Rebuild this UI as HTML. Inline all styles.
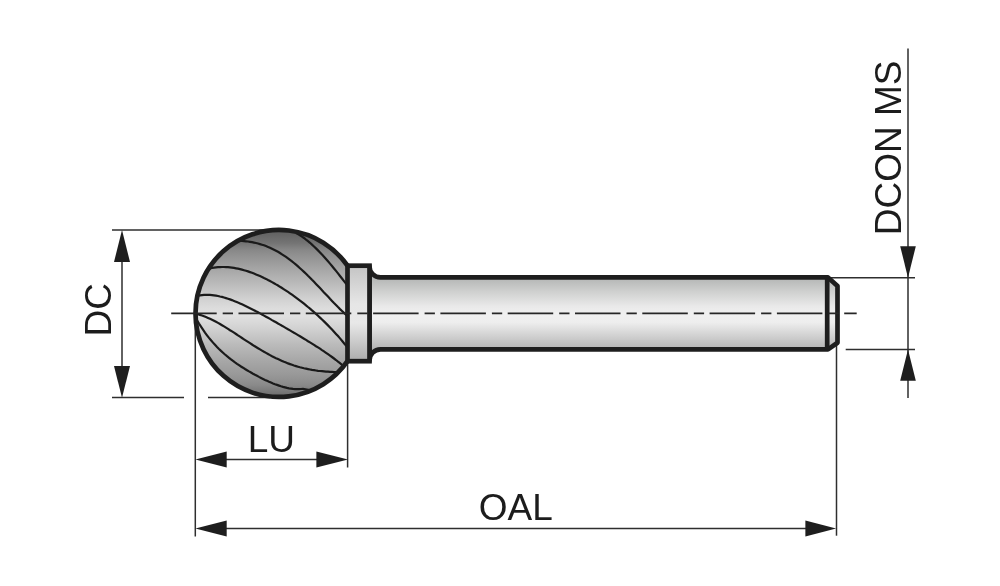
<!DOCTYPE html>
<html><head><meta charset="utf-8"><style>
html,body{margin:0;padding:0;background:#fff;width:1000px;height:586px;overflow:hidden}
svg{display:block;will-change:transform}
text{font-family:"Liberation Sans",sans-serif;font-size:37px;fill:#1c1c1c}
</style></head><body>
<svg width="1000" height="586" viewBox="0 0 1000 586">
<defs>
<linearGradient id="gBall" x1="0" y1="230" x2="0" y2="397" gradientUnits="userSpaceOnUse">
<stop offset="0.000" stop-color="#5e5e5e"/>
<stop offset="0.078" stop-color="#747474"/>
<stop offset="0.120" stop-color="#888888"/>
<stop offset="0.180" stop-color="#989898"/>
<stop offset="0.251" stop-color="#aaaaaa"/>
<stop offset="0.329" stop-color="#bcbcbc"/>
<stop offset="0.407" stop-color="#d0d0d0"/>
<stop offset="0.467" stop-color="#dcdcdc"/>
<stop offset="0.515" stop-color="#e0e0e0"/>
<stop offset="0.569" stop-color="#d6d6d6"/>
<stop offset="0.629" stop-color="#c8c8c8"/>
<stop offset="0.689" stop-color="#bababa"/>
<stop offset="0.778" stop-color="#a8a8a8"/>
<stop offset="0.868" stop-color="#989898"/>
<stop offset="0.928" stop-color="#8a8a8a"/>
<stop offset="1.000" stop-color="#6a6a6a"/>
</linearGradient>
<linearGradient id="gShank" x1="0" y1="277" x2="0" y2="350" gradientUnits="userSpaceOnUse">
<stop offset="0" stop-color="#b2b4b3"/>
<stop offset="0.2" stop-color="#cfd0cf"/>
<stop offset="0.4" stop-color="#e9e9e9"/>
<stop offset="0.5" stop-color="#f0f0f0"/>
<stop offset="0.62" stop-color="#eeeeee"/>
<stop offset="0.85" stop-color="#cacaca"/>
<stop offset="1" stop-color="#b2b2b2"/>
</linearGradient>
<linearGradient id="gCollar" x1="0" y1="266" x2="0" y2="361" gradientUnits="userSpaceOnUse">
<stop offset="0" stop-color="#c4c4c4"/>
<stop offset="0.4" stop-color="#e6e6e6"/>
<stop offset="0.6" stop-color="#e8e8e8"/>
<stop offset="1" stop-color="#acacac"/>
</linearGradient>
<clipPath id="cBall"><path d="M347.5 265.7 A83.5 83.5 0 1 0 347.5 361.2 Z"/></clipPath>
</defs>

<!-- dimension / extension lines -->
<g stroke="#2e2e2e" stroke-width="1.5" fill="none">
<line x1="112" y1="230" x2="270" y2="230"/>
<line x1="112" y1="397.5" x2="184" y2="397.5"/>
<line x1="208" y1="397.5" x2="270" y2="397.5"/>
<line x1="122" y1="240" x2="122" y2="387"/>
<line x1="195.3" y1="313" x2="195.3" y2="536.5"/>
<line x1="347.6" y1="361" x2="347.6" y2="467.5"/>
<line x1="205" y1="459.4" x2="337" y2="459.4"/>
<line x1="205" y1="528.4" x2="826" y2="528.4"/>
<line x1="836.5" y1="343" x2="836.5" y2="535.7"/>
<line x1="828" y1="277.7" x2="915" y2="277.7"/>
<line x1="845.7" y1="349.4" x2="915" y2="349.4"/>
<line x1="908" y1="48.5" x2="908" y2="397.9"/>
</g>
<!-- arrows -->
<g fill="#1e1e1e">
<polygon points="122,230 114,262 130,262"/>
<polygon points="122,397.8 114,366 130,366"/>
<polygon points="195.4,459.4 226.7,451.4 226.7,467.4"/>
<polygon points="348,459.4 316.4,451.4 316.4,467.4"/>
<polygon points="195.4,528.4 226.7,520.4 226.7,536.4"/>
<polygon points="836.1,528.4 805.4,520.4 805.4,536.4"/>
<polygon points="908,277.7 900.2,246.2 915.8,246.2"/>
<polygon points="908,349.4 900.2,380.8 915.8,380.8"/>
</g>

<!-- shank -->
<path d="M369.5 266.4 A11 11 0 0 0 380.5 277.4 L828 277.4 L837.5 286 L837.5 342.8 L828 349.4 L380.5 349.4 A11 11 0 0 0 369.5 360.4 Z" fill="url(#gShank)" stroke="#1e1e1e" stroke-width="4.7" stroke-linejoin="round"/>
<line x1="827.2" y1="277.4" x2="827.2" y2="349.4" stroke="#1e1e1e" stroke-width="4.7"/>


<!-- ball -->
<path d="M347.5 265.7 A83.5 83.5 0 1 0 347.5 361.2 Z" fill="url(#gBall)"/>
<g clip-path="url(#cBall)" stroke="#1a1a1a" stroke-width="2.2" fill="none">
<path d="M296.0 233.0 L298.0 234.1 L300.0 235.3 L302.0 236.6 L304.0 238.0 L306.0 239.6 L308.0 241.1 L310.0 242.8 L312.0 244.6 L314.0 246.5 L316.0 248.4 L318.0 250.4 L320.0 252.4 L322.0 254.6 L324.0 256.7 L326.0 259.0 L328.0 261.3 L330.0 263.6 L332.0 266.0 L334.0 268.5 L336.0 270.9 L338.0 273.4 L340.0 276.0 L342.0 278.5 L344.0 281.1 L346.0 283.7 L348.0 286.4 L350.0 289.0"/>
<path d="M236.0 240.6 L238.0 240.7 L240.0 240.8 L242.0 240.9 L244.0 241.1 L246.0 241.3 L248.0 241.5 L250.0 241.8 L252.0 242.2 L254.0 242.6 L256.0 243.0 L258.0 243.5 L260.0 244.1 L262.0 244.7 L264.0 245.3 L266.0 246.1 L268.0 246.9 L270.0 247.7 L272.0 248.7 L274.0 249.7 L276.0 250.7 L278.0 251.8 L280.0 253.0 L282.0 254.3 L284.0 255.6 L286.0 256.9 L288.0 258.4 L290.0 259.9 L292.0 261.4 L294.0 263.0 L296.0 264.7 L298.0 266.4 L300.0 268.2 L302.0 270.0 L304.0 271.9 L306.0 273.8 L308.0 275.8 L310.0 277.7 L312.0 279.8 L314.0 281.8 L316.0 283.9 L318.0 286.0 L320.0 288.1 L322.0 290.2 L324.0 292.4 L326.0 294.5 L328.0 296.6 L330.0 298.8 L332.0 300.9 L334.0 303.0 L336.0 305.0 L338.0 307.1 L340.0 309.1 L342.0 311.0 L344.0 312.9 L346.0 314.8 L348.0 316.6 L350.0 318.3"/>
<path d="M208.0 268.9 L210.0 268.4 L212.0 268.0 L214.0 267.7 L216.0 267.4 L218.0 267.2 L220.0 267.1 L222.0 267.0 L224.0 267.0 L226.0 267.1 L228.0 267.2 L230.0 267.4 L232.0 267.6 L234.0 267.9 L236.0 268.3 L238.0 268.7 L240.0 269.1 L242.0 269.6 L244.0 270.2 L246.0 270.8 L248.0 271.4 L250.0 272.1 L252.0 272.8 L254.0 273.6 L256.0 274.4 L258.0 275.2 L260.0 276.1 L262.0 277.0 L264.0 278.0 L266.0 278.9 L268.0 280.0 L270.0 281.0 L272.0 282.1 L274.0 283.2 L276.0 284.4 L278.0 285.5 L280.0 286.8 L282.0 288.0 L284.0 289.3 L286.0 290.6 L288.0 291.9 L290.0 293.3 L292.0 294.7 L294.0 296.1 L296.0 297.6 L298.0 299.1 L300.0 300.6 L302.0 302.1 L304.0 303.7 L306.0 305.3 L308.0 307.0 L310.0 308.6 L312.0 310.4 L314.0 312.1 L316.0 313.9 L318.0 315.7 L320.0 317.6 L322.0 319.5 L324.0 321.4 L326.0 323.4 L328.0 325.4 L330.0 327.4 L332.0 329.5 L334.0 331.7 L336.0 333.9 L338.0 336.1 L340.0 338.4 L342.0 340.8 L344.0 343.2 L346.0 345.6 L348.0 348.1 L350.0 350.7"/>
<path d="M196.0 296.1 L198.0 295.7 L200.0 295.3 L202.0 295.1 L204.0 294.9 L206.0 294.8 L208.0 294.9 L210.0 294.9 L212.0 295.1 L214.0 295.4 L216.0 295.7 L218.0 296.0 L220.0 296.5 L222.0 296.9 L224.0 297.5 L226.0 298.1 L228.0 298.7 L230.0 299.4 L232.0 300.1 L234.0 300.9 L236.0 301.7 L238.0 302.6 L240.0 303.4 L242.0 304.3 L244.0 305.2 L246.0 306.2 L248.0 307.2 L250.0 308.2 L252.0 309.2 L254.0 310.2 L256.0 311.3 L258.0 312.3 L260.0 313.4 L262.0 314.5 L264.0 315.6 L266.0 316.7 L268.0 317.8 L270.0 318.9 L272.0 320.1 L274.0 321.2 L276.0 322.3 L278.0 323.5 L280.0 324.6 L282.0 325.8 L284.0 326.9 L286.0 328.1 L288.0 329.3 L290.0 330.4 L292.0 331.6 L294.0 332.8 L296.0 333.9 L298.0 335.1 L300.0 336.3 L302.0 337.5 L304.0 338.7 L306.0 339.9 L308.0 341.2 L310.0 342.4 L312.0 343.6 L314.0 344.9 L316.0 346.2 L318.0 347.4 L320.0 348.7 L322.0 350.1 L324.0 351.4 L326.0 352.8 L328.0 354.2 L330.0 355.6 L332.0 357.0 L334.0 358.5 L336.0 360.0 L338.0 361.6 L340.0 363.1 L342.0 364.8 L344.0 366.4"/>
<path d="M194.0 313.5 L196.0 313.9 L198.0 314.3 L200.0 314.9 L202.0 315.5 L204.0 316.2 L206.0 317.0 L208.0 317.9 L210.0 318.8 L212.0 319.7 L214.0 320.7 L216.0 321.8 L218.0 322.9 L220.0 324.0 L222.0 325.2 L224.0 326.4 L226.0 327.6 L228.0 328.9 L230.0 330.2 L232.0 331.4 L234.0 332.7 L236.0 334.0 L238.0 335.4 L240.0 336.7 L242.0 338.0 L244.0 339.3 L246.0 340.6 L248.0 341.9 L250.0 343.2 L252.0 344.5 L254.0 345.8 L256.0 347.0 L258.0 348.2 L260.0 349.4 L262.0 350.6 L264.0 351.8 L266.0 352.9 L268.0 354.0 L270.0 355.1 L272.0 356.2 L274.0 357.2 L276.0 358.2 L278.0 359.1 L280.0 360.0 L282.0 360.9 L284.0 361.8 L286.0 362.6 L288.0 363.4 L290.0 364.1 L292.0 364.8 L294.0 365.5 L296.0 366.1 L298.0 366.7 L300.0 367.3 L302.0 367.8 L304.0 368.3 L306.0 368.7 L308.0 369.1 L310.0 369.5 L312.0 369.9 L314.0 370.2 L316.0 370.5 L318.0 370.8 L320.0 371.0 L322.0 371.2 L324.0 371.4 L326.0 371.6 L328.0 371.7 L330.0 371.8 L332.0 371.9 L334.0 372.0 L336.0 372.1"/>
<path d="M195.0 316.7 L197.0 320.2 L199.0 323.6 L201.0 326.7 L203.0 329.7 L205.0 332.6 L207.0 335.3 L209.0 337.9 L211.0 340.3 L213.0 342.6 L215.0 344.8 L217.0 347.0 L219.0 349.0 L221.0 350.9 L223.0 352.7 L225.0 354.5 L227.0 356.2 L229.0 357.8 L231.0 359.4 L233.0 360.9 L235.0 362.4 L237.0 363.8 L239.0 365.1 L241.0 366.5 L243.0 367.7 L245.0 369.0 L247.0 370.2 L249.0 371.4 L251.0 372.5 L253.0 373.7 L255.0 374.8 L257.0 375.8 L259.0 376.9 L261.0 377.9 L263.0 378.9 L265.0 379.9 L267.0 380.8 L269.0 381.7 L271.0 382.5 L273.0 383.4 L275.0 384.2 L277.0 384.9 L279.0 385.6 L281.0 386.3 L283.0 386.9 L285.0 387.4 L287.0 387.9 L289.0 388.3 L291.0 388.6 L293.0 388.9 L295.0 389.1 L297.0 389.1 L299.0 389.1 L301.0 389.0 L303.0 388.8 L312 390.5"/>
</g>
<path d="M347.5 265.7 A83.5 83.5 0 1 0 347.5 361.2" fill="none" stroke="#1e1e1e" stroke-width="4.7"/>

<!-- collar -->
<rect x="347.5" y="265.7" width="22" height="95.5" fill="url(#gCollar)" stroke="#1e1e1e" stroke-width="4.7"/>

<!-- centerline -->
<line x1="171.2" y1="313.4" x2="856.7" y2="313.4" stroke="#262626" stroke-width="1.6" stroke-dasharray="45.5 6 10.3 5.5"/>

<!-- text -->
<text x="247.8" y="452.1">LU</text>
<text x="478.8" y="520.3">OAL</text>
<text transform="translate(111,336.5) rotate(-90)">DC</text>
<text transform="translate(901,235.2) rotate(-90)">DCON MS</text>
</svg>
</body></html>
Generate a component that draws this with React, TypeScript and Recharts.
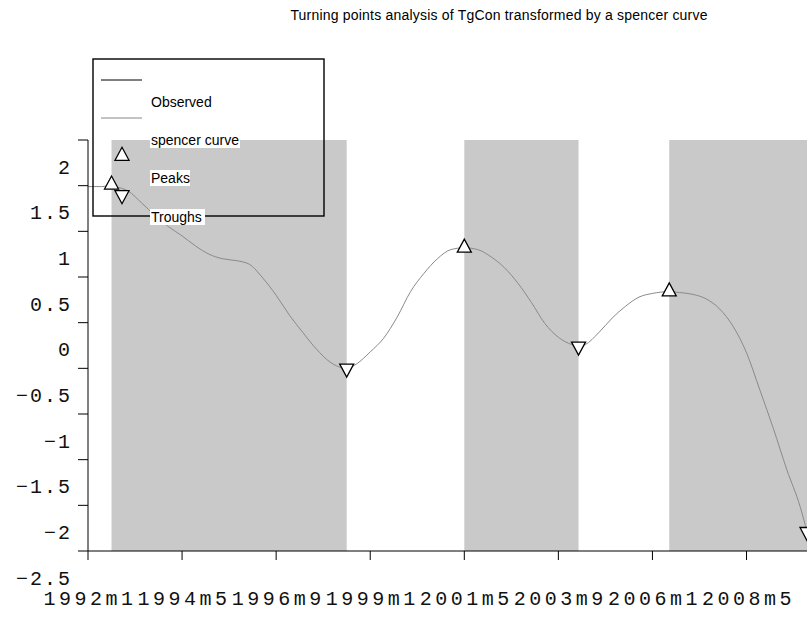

· · ·

Give the number of lines in the records that contain the string "this", with no other output.

2